I felt the presence of aliens touching me, working on my physical body.
They began with my hands and moved along my limbs, rearranging things. I couldn’t see them, but I knew they were aliens. Then geometrical patterns emerged in my inner vision: colorful shapes merging into each other, constantly changing, like the old Microsoft Office screen savers, and then they turned black and white. I saw lots of rainbows and prisms. Suddenly, I found myself in space, traveling through the cosmos, visiting other planets and strange worlds.
But I wanted more! This was not what I had spent half a fortune for.
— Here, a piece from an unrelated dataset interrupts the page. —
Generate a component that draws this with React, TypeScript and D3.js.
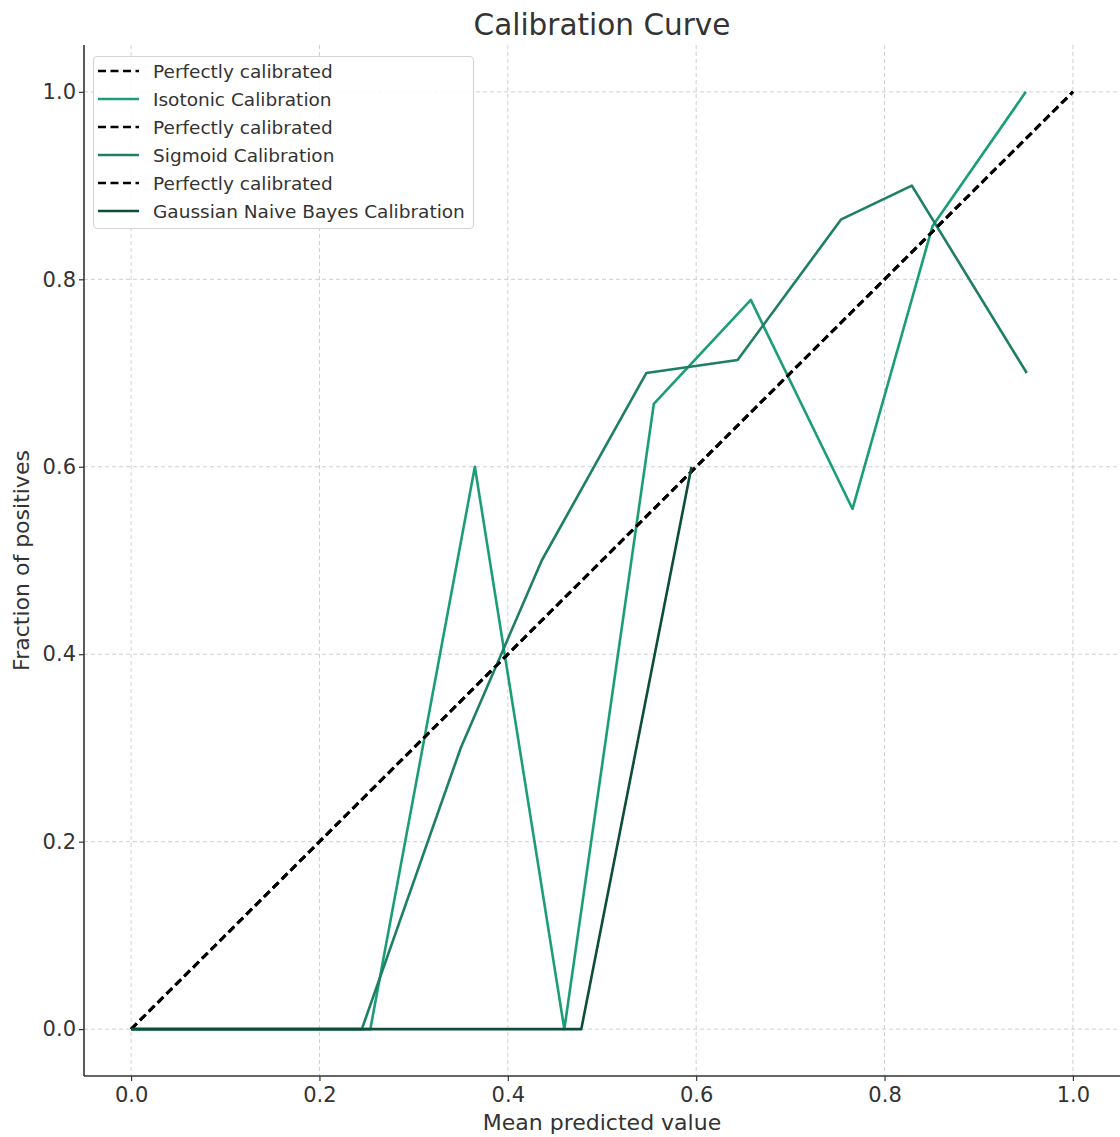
import React, { useEffect, useRef } from "react";
import * as d3 from "d3";

// calibration points
const diagX = [0, 1];
const diagY = [0, 1];

const isoX = [0, 0.254, 0.365, 0.46, 0.555, 0.658, 0.766, 0.851, 0.95];
const isoY = [0, 0, 0.6, 0, 0.667, 0.778, 0.555, 0.857, 1.0];

const sigX = [0, 0.245, 0.35, 0.436, 0.547, 0.644, 0.754, 0.829, 0.951];
const sigY = [0, 0, 0.3, 0.5, 0.7, 0.714, 0.864, 0.9, 0.7];

const gnbX = [0, 0.478, 0.595];
const gnbY = [0, 0, 0.6];

const ticks = [0, 0.2, 0.4, 0.6, 0.8, 1.0];

const series = [
  { name: "Perfectly calibrated", xs: diagX, ys: diagY, color: "#000000", dashed: true },
  { name: "Isotonic Calibration", xs: isoX, ys: isoY, color: "#1b9e77", dashed: false },
  { name: "Perfectly calibrated", xs: diagX, ys: diagY, color: "#000000", dashed: true },
  { name: "Sigmoid Calibration", xs: sigX, ys: sigY, color: "#1d7f64", dashed: false },
  { name: "Perfectly calibrated", xs: diagX, ys: diagY, color: "#000000", dashed: true },
  { name: "Gaussian Naive Bayes Calibration", xs: gnbX, ys: gnbY, color: "#0e4d3a", dashed: false },
];

const App = () => {
  const ref = useRef<SVGSVGElement | null>(null);
  const width = 1120;
  const height = 1137;
  const m = { left: 84, right: 1120, top: 45, bottom: 1076 };

  useEffect(() => {
    if (!ref.current) return;
    const svg = d3.select(ref.current);
    svg.selectAll("*").remove();
    const font = "DejaVu Sans, sans-serif";

    const x = d3.scaleLinear().domain([-0.05, 1.05]).range([m.left, m.right]);
    const y = d3.scaleLinear().domain([-0.05, 1.05]).range([m.bottom, m.top]);

    svg.append("rect").attr("width", width).attr("height", height).attr("fill", "#fff");

    // grid
    const grid = svg.append("g").attr("stroke", "#cfcfcf").attr("stroke-width", 1).attr("stroke-dasharray", "4,3");
    ticks.forEach((t) => {
      grid.append("line").attr("x1", x(t)).attr("x2", x(t)).attr("y1", m.top).attr("y2", m.bottom);
      grid.append("line").attr("x1", m.left).attr("x2", m.right).attr("y1", y(t)).attr("y2", y(t));
    });

    // axes
    const xAxis = svg
      .append("g")
      .attr("transform", `translate(0,${m.bottom})`)
      .call(d3.axisBottom(x).tickValues(ticks).tickFormat(d3.format(".1f")).tickSize(5).tickPadding(6));
    const yAxis = svg
      .append("g")
      .attr("transform", `translate(${m.left},0)`)
      .call(d3.axisLeft(y).tickValues(ticks).tickFormat(d3.format(".1f")).tickSize(5).tickPadding(3));
    [xAxis, yAxis].forEach((a) => {
      a.select(".domain").attr("stroke", "#333").attr("stroke-width", 1.6);
      a.selectAll(".tick line").attr("stroke", "#333").attr("stroke-width", 1.2);
      a.selectAll(".tick text").attr("fill", "#333").style("font-family", font).style("font-size", "21px");
    });
    xAxis.select(".domain").attr("d", `M${m.left},0H${m.right}`);
    yAxis.select(".domain").attr("d", `M0,${m.top}V${m.bottom}`);

    // lines
    series.forEach((s) => {
      const pts: [number, number][] = s.xs.map((v, i) => [x(v), y(s.ys[i])]);
      svg
        .append("path")
        .attr("d", d3.line()(pts))
        .attr("fill", "none")
        .attr("stroke", s.color)
        .attr("stroke-width", s.dashed ? 2.8 : 2.6)
        .attr("stroke-dasharray", s.dashed ? "8,4.5" : null)
        .attr("stroke-linejoin", "round");
    });

    // legend
    const lg = svg.append("g");
    lg.append("rect")
      .attr("x", 93.5)
      .attr("y", 56.5)
      .attr("width", 380)
      .attr("height", 172)
      .attr("rx", 4)
      .attr("fill", "rgba(255,255,255,0.85)")
      .attr("stroke", "#d5d5d5")
      .attr("stroke-width", 1.2);
    series.forEach((s, i) => {
      const ly = 71 + i * 28;
      lg.append("line")
        .attr("x1", 98)
        .attr("x2", 139)
        .attr("y1", ly)
        .attr("y2", ly)
        .attr("stroke", s.color)
        .attr("stroke-width", 2.6)
        .attr("stroke-dasharray", s.dashed ? "8,4.5" : null);
      lg.append("text")
        .attr("x", 153)
        .attr("y", ly + 6.5)
        .attr("fill", "#333")
        .style("font-family", font)
        .style("font-size", "18.5px")
        .text(s.name);
    });

    // title and labels
    svg.append("text")
      .attr("x", (m.left + m.right) / 2)
      .attr("y", 35)
      .attr("text-anchor", "middle")
      .attr("fill", "#333")
      .style("font-family", font)
      .style("font-size", "29.5px")
      .text("Calibration Curve");
    svg.append("text")
      .attr("x", (m.left + m.right) / 2)
      .attr("y", 1130)
      .attr("text-anchor", "middle")
      .attr("fill", "#333")
      .style("font-family", font)
      .style("font-size", "22px")
      .text("Mean predicted value");
    svg.append("text")
      .attr("transform", `translate(29,${(m.top + m.bottom) / 2}) rotate(-90)`)
      .attr("text-anchor", "middle")
      .attr("fill", "#333")
      .style("font-family", font)
      .style("font-size", "22px")
      .text("Fraction of positives");
  }, []);

  return (
    <div style={{ position: "absolute", left: 0, top: 0 }}>
      <svg ref={ref} width={width} height={height} style={{ display: "block" }}></svg>
    </div>
  );
};

export default App;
I just couldn’t stay present and enjoy the trip. Because even though I was experiencing something, I was also wide awake. The visions were not anything I couldn’t see during a deep meditation. I kept fighting nausea and thinking about other irrelevant things, like what I would say afterward when sharing the experience with the group. I needed more.
The visions dissipated, and for a long while, I just lay there and wondered if I had missed the second shot. What was everyone else doing? Had they really meant they would advise us when it was time or had I misunderstood? The female facilitators were dancing and chanting, and someone was drumming. Here and there people cried or moaned or chattered to themselves. And I was just really, really disappointed.
After laying like that for a loooooong time, quite pissed off and thinking how I really should go and do Ayahuasca in Peru with a real shaman, I decided to let go and relax. And THEN they called for the second shot.
Surely, the second shot should make the visions more vivid. Stronger. Right? But… no, nothing happened.
Again, I started thinking how stupid of me to come here. What was I thinking, doing Ayahuasca in Spain?
Then I realized I was getting messages
This is what Mama Ayahuasca taught me:
Stay present. Don’t dwell on the past or on the future
Don’t be so judgmental. Things are not black or white
Stop comparing things and people, i.e. This X is better than that X. Try to see the positive in all situations and people, if you expect more you will always be disappointed
Quiet the “talk track,” i.e., don’t think about what you’re going to say to people later
Focus on yourself and your own well-being instead of always making sure others are doing OK. “You deserve to be happy and at peace.”
You don’t have to know everything. Stop looking everything up.
All the while, the music played in the background, and series of images appeared in themes. My husband in different variations—even as Superman; ugly faces—including Donald Trump’s; images of Joe Biden and Donald Trump; Roadways and bridges in cartoon-style; Pornographic pictures; Balloons; Sharks… And many more.
I started to feel desperately queasy and realized I had to purge. Not to vomit out the bad plant medicine, but as a tool to get rid of the blockages that kept me from completely opening my spiritual channel (this was my intention with the Ayahuasca ceremony).
When one of the assistants sang, “Abre tu corazon” (open your heart), I knew I had to throw up.
I stood on all fours leaning over my bucket. It came out like a waterfall. I filled half a bucket in one go. Afterward, I still felt sick, so I sat for a while. But as soon as lay down, I desperately had to go to the bathroom. Whatever was in me had to come out.
Oh, But the Stars!
Like a drunk person, I staggered to the bathroom and let it all out. I was weak. Tired. Hungry. On my way back to the ceremony hall, I was so dizzy and had to lie down on a bench outside. Even though it was extremely cold, I felt warm enough. I lay there for a while, eyes closed, until the nausea dissipated. When I opened my eyes, the sky above was immensely clear and the stars vibrant. Each star had a striped, circular pattern around it, similar to an i-Ching pattern
After purging, the visions became clearer, and I could finally let go of wanting more. The plant medicine had shown me my flaws, and that’s what Ayahuasca is supposed to do: show you the good and bad in yourself.
We had started close to midnight, and by now I hadn’t eaten for almost 36 hours, so all I could think of was food. I was happy when the night came to an end, and I could indulge in the fantastic spread they had served up in the kitchen.